Controlling Access to Objects and Their Properties
If your application creates objects in the directory, you probably want to control who can access those objects. To do this, you need to work with the object's security descriptor, and more specifically, with the DACL and its list of ACEs.
When an object is created, it receives a security descriptor. For a description of the rules that the system uses to create the DACL for a new object, see How Security Descriptors are Set on New Directory Objects. These rules reveal that there are several things you can do to control the ACEs an object receives at creation time.
- You can create a new security descriptor and attach it to the object at creation time. See Creating a Security Descriptor.
- An object can inherit ACEs from its parent container. You can apply inheritable ACEs at any point in the directory hierarchy such that the ACEs are inherited by objects down the tree. See Inheritance and Delegation of Administration.
- Every object class definition in the schema includes a default security descriptor which can have a default DACL. If you have the necessary access rights, you can specify the ACEs in the default DACL in the schema. See Default Security Descriptor.

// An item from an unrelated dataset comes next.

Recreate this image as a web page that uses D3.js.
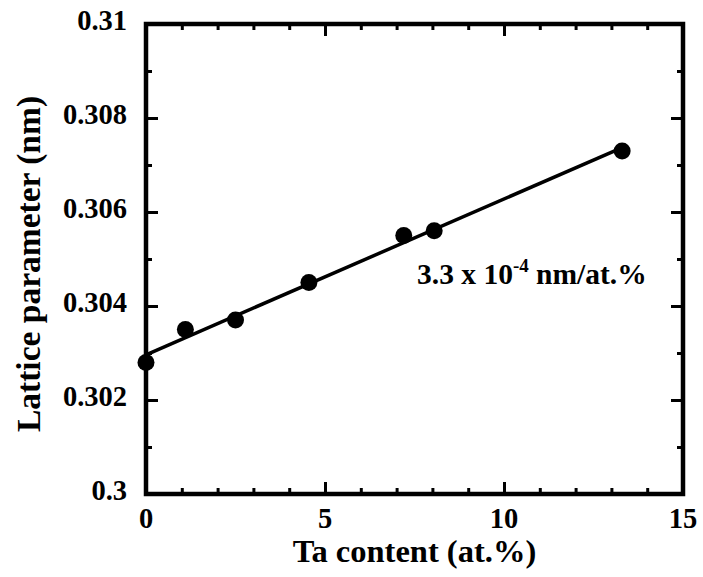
<!DOCTYPE html>
<html>
<head>
<meta charset="utf-8">
<script src="https://cdn.jsdelivr.net/npm/d3@7"></script>
<style>
  body { margin: 0; background: #fff; }
  text { font-family: "Liberation Serif", "Times New Roman", serif; font-weight: bold; fill: #000; }
</style>
</head>
<body>
<div id="chart"></div>
<script>

// data
const taContent = [0, 1.1, 2.5, 4.55, 7.2, 8.05, 13.3];
const latticeParam = [0.3028, 0.3035, 0.3037, 0.3045, 0.3055, 0.3056, 0.3073];

const xMajorTicks = [0, 5, 10, 15];
const xMinorTicks = d3.range(0, 16, 1);
const xTickLabels = ["0", "5", "10", "15"];
const yMajorTicks = [0.3, 0.302, 0.304, 0.306, 0.308, 0.31];
const yMinorTicks = [0.301, 0.303, 0.305, 0.307, 0.309];
const yTickLabels = ["0.3", "0.302", "0.304", "0.306", "0.308", "0.31"];

const width = 703;
const height = 577;

const plotLeft = 146, plotRight = 683, plotTop = 24, plotBottom = 494;

let svg = d3.select("#chart")
    .append("svg")
    .attr("width", width)
    .attr("height", height);

let xScale = d3.scaleLinear().domain([0, 15]).range([plotLeft, plotRight]);
let yScale = d3.scaleLinear().domain([0.3, 0.31]).range([plotBottom, plotTop]);

// ticks, all pointing inward
let tickAxis = function(axisFn, scale, values, size, transform) {
    let g = svg.append("g")
        .attr("transform", transform)
        .call(axisFn(scale).tickValues(values).tickSize(-size).tickFormat(""));
    g.select(".domain").remove();
    g.selectAll(".tick line").attr("stroke", "#000").attr("stroke-width", 3);
    return g;
};

tickAxis(d3.axisBottom, xScale, xMinorTicks, 6, `translate(0,${plotBottom})`);
tickAxis(d3.axisBottom, xScale, xMajorTicks, 12, `translate(0,${plotBottom})`);
tickAxis(d3.axisTop, xScale, xMinorTicks, 6, `translate(0,${plotTop})`);
tickAxis(d3.axisTop, xScale, xMajorTicks, 12, `translate(0,${plotTop})`);
tickAxis(d3.axisLeft, yScale, yMinorTicks, 6, `translate(${plotLeft},0)`);
tickAxis(d3.axisLeft, yScale, yMajorTicks, 12, `translate(${plotLeft},0)`);
tickAxis(d3.axisRight, yScale, yMinorTicks, 6, `translate(${plotRight},0)`);
tickAxis(d3.axisRight, yScale, yMajorTicks, 12, `translate(${plotRight},0)`);

// frame
svg.append("rect")
    .attr("x", plotLeft)
    .attr("y", plotTop)
    .attr("width", plotRight - plotLeft)
    .attr("height", plotBottom - plotTop)
    .attr("fill", "none")
    .attr("stroke", "#000")
    .attr("stroke-width", 4.5);

// tick labels
svg.selectAll("text.xlabel")
    .data(xMajorTicks)
    .join("text")
    .classed("xlabel", true)
    .attr("x", d => xScale(d))
    .attr("y", 528)
    .attr("text-anchor", "middle")
    .style("font-size", "28.5px")
    .text((d, i) => xTickLabels[i]);

svg.selectAll("text.ylabel")
    .data(yMajorTicks)
    .join("text")
    .classed("ylabel", true)
    .attr("x", 127)
    .attr("y", d => yScale(d) + 6)
    .attr("text-anchor", "end")
    .style("font-size", "28.5px")
    .text((d, i) => yTickLabels[i]);

// axis titles
svg.append("text")
    .attr("x", (plotLeft + plotRight) / 2)
    .attr("y", 562)
    .attr("text-anchor", "middle")
    .style("font-size", "32.5px")
    .text("Ta content (at.%)");

svg.append("text")
    .attr("transform", `translate(40, ${(plotTop + plotBottom) / 2 + 5}) rotate(-90)`)
    .attr("text-anchor", "middle")
    .style("font-size", "33.5px")
    .text("Lattice parameter (nm)");

// least squares fit
let mx = d3.mean(taContent), my = d3.mean(latticeParam);
let sxy = d3.sum(taContent, (x, i) => (x - mx) * (latticeParam[i] - my));
let sxx = d3.sum(taContent, x => (x - mx) * (x - mx));
let slope = sxy / sxx;
let intercept = my - slope * mx;
let fitX = [0, d3.max(taContent)];

svg.append("path")
    .datum(fitX)
    .attr("d", d3.line().x(d => xScale(d)).y(d => yScale(intercept + slope * d)))
    .attr("stroke", "#000")
    .attr("stroke-width", 3.5)
    .attr("fill", "none");

svg.selectAll("circle")
    .data(taContent)
    .join("circle")
    .attr("cx", d => xScale(d))
    .attr("cy", (d, i) => yScale(latticeParam[i]))
    .attr("r", 8.5)
    .attr("fill", "#000");

// slope annotation
let ann = svg.append("text")
    .attr("x", 417)
    .attr("y", 284)
    .style("font-size", "29.5px");
ann.append("tspan").text("3.3 x 10");
ann.append("tspan").attr("dy", -12).style("font-size", "19px").text("-4");
ann.append("tspan").attr("dy", 12).text(" nm/at.%");

</script>
</body>
</html>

In addition, you can modify the DACL of an existing object.
What can you do with these ACEs? The following list enumerates the most important capabilities of ACEs in Active Directory.
- Control who can perform specified operations on an object
- Control who has access to a specific property or set of properties of an object
- Control who can create child objects in a container, including who can create a specific type of child object.
- Define private access rights (extended rights) for an object type and control who can perform the operations protected by the private rights
- Apply an ACE to a container object at the root of a directory subtree, such that the protections can be inherited automatically by all child objects down the tree.
- Apply an ACE that is inherited automatically by a specific type of child object in a subtree
- Create ACEs that grant rights to a security group, rather than to a single user
- Apply ACEs to Group Policy Objects to control the accounts and computers affected by the policy.